**WHAT TO DO**
Begin with the first line and repeat exactly through the line containing "i => color(series[i]));"; leave every image out.

**RECORDED DATA**
⟨

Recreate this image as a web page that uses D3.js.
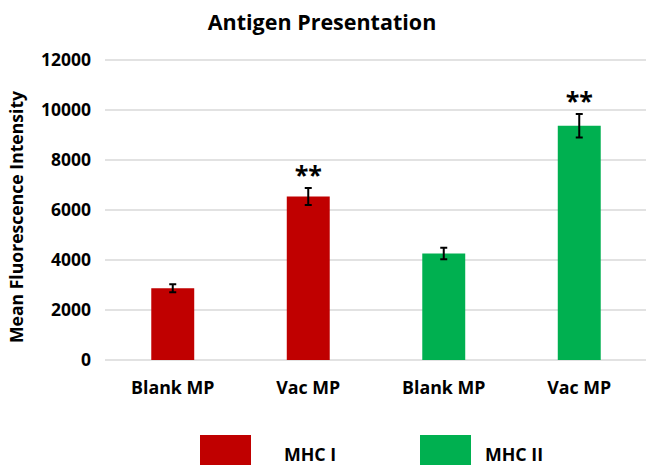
<!DOCTYPE html>
<html><head><meta charset="utf-8">
<script src="https://cdn.jsdelivr.net/npm/d3@7"></script>
<style>body{margin:0;background:#fff}svg{display:block}text{font-family:"Open Sans",sans-serif;font-weight:bold;fill:#000}</style>
</head><body>
<svg id="c" width="646" height="465"></svg>
<script>
const categories = ["Blank MP", "Vac MP", "Blank MP", "Vac MP"];
const series = ["MHC I", "MHC I", "MHC II", "MHC II"];
const values = [2870, 6540, 4260, 9370];
const errors = [160, 340, 230, 470];
const stars = ["", "**", "", "**"];
const seriesNames = ["MHC I", "MHC II"];
const seriesColors = ["#C00000", "#00B050"];
const yTicks = [0, 2000, 4000, 6000, 8000, 10000, 12000];

const svg = d3.select("#c");
const color = d3.scaleOrdinal().domain(seriesNames).range(seriesColors);
const x = d3.scaleBand().domain(d3.range(categories.length)).range([105, 647]).paddingInner(0.683).paddingOuter(0.3415);
const y = d3.scaleLinear().domain([0, 12000]).range([360, 60]);

// gridlines
svg.append("g").selectAll("line").data(yTicks).join("line")
  .attr("x1", 105).attr("x2", 646).attr("y1", d => y(d)).attr("y2", d => y(d))
  .attr("stroke", "#d9d9d9").attr("stroke-width", 1.3);

// y tick labels
svg.append("g").selectAll("text").data(yTicks).join("text")
  .attr("x", 91).attr("y", d => y(d)).attr("dy", "0.36em").attr("text-anchor", "end")
  .attr("font-size", 17.5).text(d => d);

// bars
const idx = d3.range(values.length);
svg.append("g").selectAll("rect").data(idx).join("rect")
  .attr("x", i => x(i)).attr("width", x.bandwidth())
  .attr("y", i => y(values[i])).attr("height", i => y(0) - y(values[i]))
  .attr("fill", i => color(series[i]));

// error bars
const eb = svg.append("g").attr("stroke", "#000").attr("stroke-width", 2);
idx.forEach(i => {
  const cx = x(i) + x.bandwidth() / 2;
  const t = y(values[i] + errors[i]), b = y(values[i] - errors[i]);
  eb.append("line").attr("x1", cx).attr("x2", cx).attr("y1", t).attr("y2", b);
  eb.append("line").attr("x1", cx - 3.5).attr("x2", cx + 3.5).attr("y1", t).attr("y2", t);
  eb.append("line").attr("x1", cx - 3.5).attr("x2", cx + 3.5).attr("y1", b).attr("y2", b);
});

// significance stars
svg.append("g").selectAll("text").data(idx.filter(i => stars[i])).join("text")
  .attr("x", i => x(i) + x.bandwidth() / 2).attr("y", i => y(values[i] + errors[i]) - 4)
  .attr("text-anchor", "middle").attr("font-size", 25).text(i => stars[i]);

// x labels
svg.append("g").selectAll("text").data(idx).join("text")
  .attr("x", i => x(i) + x.bandwidth() / 2).attr("y", 394)
  .attr("text-anchor", "middle").attr("font-size", 17.8).text(i => categories[i]);

// title
svg.append("text").attr("x", 322).attr("y", 30).attr("text-anchor", "middle")
  .attr("font-size", 21.5).text("Antigen Presentation");

// y axis title
svg.append("text").attr("transform", "translate(23,217) rotate(-90)")
  .attr("text-anchor", "middle").attr("font-size", 17.6).text("Mean Fluorescence Intensity");

// legend
const lg = svg.append("g");
const lx = [200, 420], tx = [284, 485];
seriesNames.forEach((s, k) => {
  lg.append("rect").attr("x", lx[k]).attr("y", 435).attr("width", 51).attr("height", 35).attr("fill", color(s));
  lg.append("text").attr("x", tx[k]).attr("y", 461).attr("font-size", 17.8).text(s);
});
</script>
</body></html>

⟩

**OUTPUT FOR THIS TASK**
Recreate this image as a web page that uses D3.js.
<!DOCTYPE html>
<html><head><meta charset="utf-8">
<script src="https://cdn.jsdelivr.net/npm/d3@7"></script>
<style>body{margin:0;background:#fff}svg{display:block}text{font-family:"Open Sans",sans-serif;font-weight:bold;fill:#000}</style>
</head><body>
<svg id="c" width="646" height="465"></svg>
<script>
const categories = ["Blank MP", "Vac MP", "Blank MP", "Vac MP"];
const series = ["MHC I", "MHC I", "MHC II", "MHC II"];
const values = [2870, 6540, 4260, 9370];
const errors = [160, 340, 230, 470];
const stars = ["", "**", "", "**"];
const seriesNames = ["MHC I", "MHC II"];
const seriesColors = ["#C00000", "#00B050"];
const yTicks = [0, 2000, 4000, 6000, 8000, 10000, 12000];

const svg = d3.select("#c");
const color = d3.scaleOrdinal().domain(seriesNames).range(seriesColors);
const x = d3.scaleBand().domain(d3.range(categories.length)).range([105, 647]).paddingInner(0.683).paddingOuter(0.3415);
const y = d3.scaleLinear().domain([0, 12000]).range([360, 60]);

// gridlines
svg.append("g").selectAll("line").data(yTicks).join("line")
  .attr("x1", 105).attr("x2", 646).attr("y1", d => y(d)).attr("y2", d => y(d))
  .attr("stroke", "#d9d9d9").attr("stroke-width", 1.3);

// y tick labels
svg.append("g").selectAll("text").data(yTicks).join("text")
  .attr("x", 91).attr("y", d => y(d)).attr("dy", "0.36em").attr("text-anchor", "end")
  .attr("font-size", 17.5).text(d => d);

// bars
const idx = d3.range(values.length);
svg.append("g").selectAll("rect").data(idx).join("rect")
  .attr("x", i => x(i)).attr("width", x.bandwidth())
  .attr("y", i => y(values[i])).attr("height", i => y(0) - y(values[i]))
  .attr("fill", i => color(series[i]));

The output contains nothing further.